● **SHORT PROBLEM**: Set down all of the data that follows word for word, without the images.

● ● ● ● ●

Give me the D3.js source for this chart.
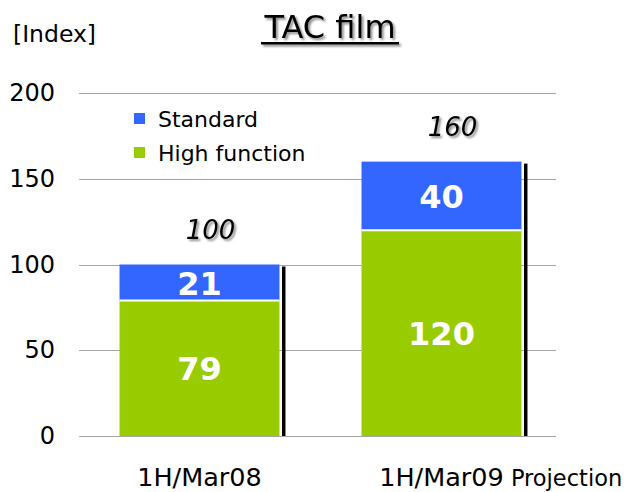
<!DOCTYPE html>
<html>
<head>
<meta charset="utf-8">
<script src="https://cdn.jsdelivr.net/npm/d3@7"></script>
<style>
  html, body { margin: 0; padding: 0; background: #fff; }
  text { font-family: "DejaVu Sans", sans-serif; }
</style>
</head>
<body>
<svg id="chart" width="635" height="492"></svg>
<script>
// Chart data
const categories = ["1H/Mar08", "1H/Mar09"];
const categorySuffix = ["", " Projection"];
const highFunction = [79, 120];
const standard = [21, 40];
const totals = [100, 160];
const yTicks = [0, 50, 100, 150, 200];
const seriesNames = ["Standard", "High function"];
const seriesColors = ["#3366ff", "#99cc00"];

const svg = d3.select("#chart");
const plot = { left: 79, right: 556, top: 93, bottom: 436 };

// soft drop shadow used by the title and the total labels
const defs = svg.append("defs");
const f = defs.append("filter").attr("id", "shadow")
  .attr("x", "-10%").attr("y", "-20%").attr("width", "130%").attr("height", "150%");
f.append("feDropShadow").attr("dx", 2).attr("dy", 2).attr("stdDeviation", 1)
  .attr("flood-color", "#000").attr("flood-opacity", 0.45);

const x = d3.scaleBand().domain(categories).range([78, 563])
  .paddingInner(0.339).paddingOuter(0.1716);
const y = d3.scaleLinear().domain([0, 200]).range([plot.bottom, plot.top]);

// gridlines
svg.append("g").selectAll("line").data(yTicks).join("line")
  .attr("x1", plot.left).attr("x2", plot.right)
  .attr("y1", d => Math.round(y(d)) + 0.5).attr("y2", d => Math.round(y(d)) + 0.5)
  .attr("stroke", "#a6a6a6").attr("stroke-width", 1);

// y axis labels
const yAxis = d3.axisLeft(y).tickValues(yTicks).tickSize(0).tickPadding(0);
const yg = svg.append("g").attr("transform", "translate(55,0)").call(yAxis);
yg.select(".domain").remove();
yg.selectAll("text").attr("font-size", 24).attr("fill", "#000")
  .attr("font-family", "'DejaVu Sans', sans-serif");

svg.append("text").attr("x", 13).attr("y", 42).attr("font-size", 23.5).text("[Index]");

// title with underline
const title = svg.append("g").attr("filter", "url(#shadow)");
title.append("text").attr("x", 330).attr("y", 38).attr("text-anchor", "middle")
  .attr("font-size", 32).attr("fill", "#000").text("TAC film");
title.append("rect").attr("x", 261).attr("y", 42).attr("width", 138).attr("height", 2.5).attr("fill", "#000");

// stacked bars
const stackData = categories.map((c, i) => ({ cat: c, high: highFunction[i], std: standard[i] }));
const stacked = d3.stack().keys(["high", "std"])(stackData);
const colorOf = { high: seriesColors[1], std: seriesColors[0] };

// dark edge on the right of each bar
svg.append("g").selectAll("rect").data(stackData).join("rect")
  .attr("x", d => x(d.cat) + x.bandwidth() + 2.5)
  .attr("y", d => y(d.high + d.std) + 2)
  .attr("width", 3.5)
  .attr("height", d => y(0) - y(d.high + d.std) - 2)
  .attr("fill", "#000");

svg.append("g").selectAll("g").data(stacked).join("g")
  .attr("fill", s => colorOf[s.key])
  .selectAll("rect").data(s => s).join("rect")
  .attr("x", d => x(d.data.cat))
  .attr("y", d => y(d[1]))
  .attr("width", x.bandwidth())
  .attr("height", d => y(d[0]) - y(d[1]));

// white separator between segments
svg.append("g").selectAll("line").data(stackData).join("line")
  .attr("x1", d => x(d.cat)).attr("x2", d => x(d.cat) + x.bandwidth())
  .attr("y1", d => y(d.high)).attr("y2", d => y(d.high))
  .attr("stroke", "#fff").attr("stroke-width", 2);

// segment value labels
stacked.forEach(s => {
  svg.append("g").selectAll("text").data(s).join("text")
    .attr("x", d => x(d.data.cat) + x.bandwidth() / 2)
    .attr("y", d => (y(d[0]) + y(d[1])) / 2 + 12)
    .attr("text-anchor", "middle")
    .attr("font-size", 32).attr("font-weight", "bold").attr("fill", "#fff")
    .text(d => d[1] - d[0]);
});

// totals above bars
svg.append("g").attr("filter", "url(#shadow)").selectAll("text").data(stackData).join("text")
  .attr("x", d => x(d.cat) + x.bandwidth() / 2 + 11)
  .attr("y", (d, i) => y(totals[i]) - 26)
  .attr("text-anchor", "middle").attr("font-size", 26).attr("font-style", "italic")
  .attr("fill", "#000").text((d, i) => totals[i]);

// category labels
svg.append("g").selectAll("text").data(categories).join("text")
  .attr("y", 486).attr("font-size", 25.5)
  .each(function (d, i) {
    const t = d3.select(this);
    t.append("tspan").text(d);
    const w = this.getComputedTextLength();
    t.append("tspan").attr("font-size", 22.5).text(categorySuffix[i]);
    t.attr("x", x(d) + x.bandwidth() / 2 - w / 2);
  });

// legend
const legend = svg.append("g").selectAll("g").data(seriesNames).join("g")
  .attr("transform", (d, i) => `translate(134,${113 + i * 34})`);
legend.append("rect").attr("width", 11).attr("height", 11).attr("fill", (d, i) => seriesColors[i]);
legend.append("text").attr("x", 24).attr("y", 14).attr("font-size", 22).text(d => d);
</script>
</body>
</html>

● ● ● ● ●

● **EXERCISE ANSWER**:
Give me the D3.js source for this chart.
<!DOCTYPE html>
<html>
<head>
<meta charset="utf-8">
<script src="https://cdn.jsdelivr.net/npm/d3@7"></script>
<style>
  html, body { margin: 0; padding: 0; background: #fff; }
  text { font-family: "DejaVu Sans", sans-serif; }
</style>
</head>
<body>
<svg id="chart" width="635" height="492"></svg>
<script>
// Chart data
const categories = ["1H/Mar08", "1H/Mar09"];
const categorySuffix = ["", " Projection"];
const highFunction = [79, 120];
const standard = [21, 40];
const totals = [100, 160];
const yTicks = [0, 50, 100, 150, 200];
const seriesNames = ["Standard", "High function"];
const seriesColors = ["#3366ff", "#99cc00"];

const svg = d3.select("#chart");
const plot = { left: 79, right: 556, top: 93, bottom: 436 };

// soft drop shadow used by the title and the total labels
const defs = svg.append("defs");
const f = defs.append("filter").attr("id", "shadow")
  .attr("x", "-10%").attr("y", "-20%").attr("width", "130%").attr("height", "150%");
f.append("feDropShadow").attr("dx", 2).attr("dy", 2).attr("stdDeviation", 1)
  .attr("flood-color", "#000").attr("flood-opacity", 0.45);

const x = d3.scaleBand().domain(categories).range([78, 563])
  .paddingInner(0.339).paddingOuter(0.1716);
const y = d3.scaleLinear().domain([0, 200]).range([plot.bottom, plot.top]);

// gridlines
svg.append("g").selectAll("line").data(yTicks).join("line")
  .attr("x1", plot.left).attr("x2", plot.right)
  .attr("y1", d => Math.round(y(d)) + 0.5).attr("y2", d => Math.round(y(d)) + 0.5)
  .attr("stroke", "#a6a6a6").attr("stroke-width", 1);

// y axis labels
const yAxis = d3.axisLeft(y).tickValues(yTicks).tickSize(0).tickPadding(0);
const yg = svg.append("g").attr("transform", "translate(55,0)").call(yAxis);
yg.select(".domain").remove();
yg.selectAll("text").attr("font-size", 24).attr("fill", "#000")
  .attr("font-family", "'DejaVu Sans', sans-serif");

svg.append("text").attr("x", 13).attr("y", 42).attr("font-size", 23.5).text("[Index]");

// title with underline
const title = svg.append("g").attr("filter", "url(#shadow)");
title.append("text").attr("x", 330).attr("y", 38).attr("text-anchor", "middle")
  .attr("font-size", 32).attr("fill", "#000").text("TAC film");
title.append("rect").attr("x", 261).attr("y", 42).attr("width", 138).attr("height", 2.5).attr("fill", "#000");

// stacked bars
const stackData = categories.map((c, i) => ({ cat: c, high: highFunction[i], std: standard[i] }));
const stacked = d3.stack().keys(["high", "std"])(stackData);
const colorOf = { high: seriesColors[1], std: seriesColors[0] };

// dark edge on the right of each bar
svg.append("g").selectAll("rect").data(stackData).join("rect")
  .attr("x", d => x(d.cat) + x.bandwidth() + 2.5)
  .attr("y", d => y(d.high + d.std) + 2)
  .attr("width", 3.5)
  .attr("height", d => y(0) - y(d.high + d.std) - 2)
  .attr("fill", "#000");

svg.append("g").selectAll("g").data(stacked).join("g")
  .attr("fill", s => colorOf[s.key])
  .selectAll("rect").data(s => s).join("rect")
  .attr("x", d => x(d.data.cat))
  .attr("y", d => y(d[1]))
  .attr("width", x.bandwidth())
  .attr("height", d => y(d[0]) - y(d[1]));

// white separator between segments
svg.append("g").selectAll("line").data(stackData).join("line")
  .attr("x1", d => x(d.cat)).attr("x2", d => x(d.cat) + x.bandwidth())
  .attr("y1", d => y(d.high)).attr("y2", d => y(d.high))
  .attr("stroke", "#fff").attr("stroke-width", 2);

// segment value labels
stacked.forEach(s => {
  svg.append("g").selectAll("text").data(s).join("text")
    .attr("x", d => x(d.data.cat) + x.bandwidth() / 2)
    .attr("y", d => (y(d[0]) + y(d[1])) / 2 + 12)
    .attr("text-anchor", "middle")
    .attr("font-size", 32).attr("font-weight", "bold").attr("fill", "#fff")
    .text(d => d[1] - d[0]);
});

// totals above bars
svg.append("g").attr("filter", "url(#shadow)").selectAll("text").data(stackData).join("text")
  .attr("x", d => x(d.cat) + x.bandwidth() / 2 + 11)
  .attr("y", (d, i) => y(totals[i]) - 26)
  .attr("text-anchor", "middle").attr("font-size", 26).attr("font-style", "italic")
  .attr("fill", "#000").text((d, i) => totals[i]);

// category labels
svg.append("g").selectAll("text").data(categories).join("text")
  .attr("y", 486).attr("font-size", 25.5)
  .each(function (d, i) {
    const t = d3.select(this);
    t.append("tspan").text(d);
    const w = this.getComputedTextLength();
    t.append("tspan").attr("font-size", 22.5).text(categorySuffix[i]);
    t.attr("x", x(d) + x.bandwidth() / 2 - w / 2);
  });

// legend
const legend = svg.append("g").selectAll("g").data(seriesNames).join("g")
  .attr("transform", (d, i) => `translate(134,${113 + i * 34})`);
legend.append("rect").attr("width", 11).attr("height", 11).attr("fill", (d, i) => seriesColors[i]);
legend.append("text").attr("x", 24).attr("y", 14).attr("font-size", 22).text(d => d);
</script>
</body>
</html>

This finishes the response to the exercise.